ACA told the FCC it can’t ignore key merger-related harms, saying it was part of the agency’s legal obligation to ensure that any TV station license transfer will serve “the public interest, convenience, and necessity.” ACA stressed that although Gray-Raycom has vowed to sell nine stations to terminate same-market duopolies, the FCC needs to grapple with the fact that recent economic studies presented to the agency are unmistakably clear that larger TV station groups have market leverage to charge higher retransmission consent fees than smaller TV groups. Since at least some of these fees will get passed on to consumers served by multichannel video programming distributors (MVPDs), the merger will inflict harm on consumers in the form of higher monthly pay-TV bills, ACA said, adding that consumer price increases and related harms rank among the foremost public interest harms of concern to the FCC.

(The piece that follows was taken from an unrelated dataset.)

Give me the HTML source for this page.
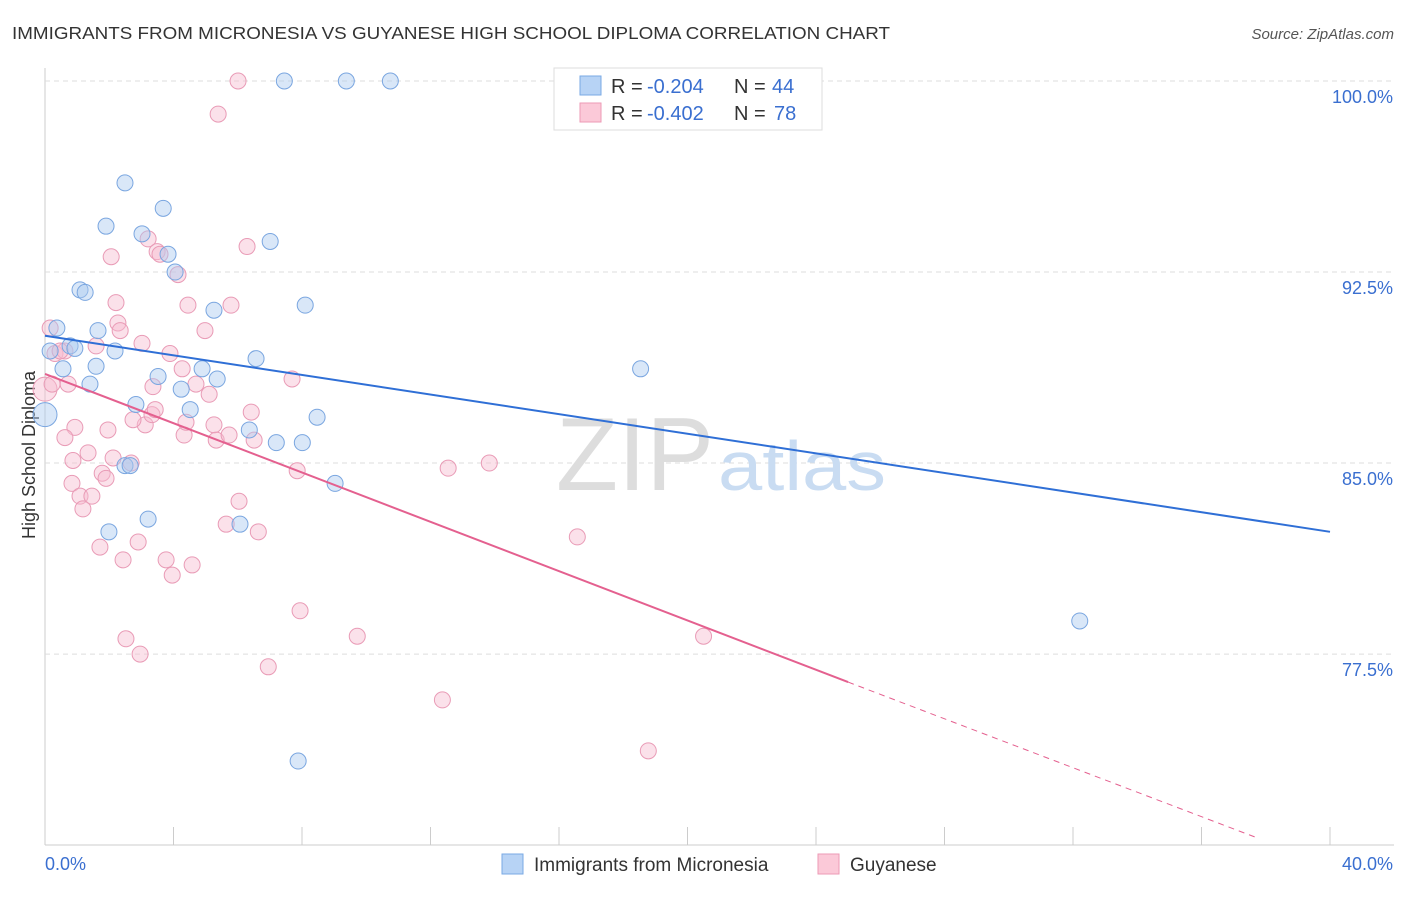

“The FCC has not hesitated to reject or place conditions on transactions where retransmission consent-related harms outweighed claimed benefits. Thus, the FCC must weigh the likelihood that Gray’s acquisition of Raycom’s stations will lead to increased retail rates against the asserted benefits of the transaction,” ACA President and CEO Matthew M. Polka said.

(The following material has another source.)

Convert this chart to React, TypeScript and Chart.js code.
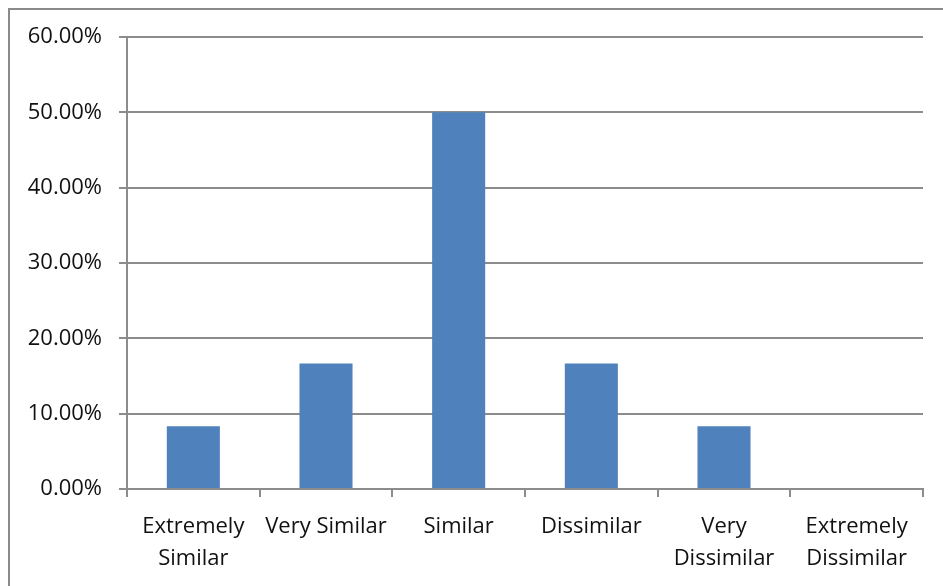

ACA also requested that the FCC should prevent Gray from triggering any after-acquired station clauses in its retransmission consent agreements with MVPDs for acquired stations it commits to divest. ACA is concerned that if Gray can assert that it owned the Raycom stations to be divested for even a minute, such a scenario could trigger what are called “after-acquired clauses,” which are contract provisions that could automatically escalate retransmission consent payments for certain stations and with certain MVPDs.

Because Gray is selling the nine stations, it would not benefit from any retransmission consent fee hikes. But if Gray had the ability to trigger after-acquired clauses where it raises fees for MVPDs, it could offer the new owner better returns for the station due to the higher frees. This would allow Gray to sell the station at a higher price than if the retransmission consent revenue generated by the station were less.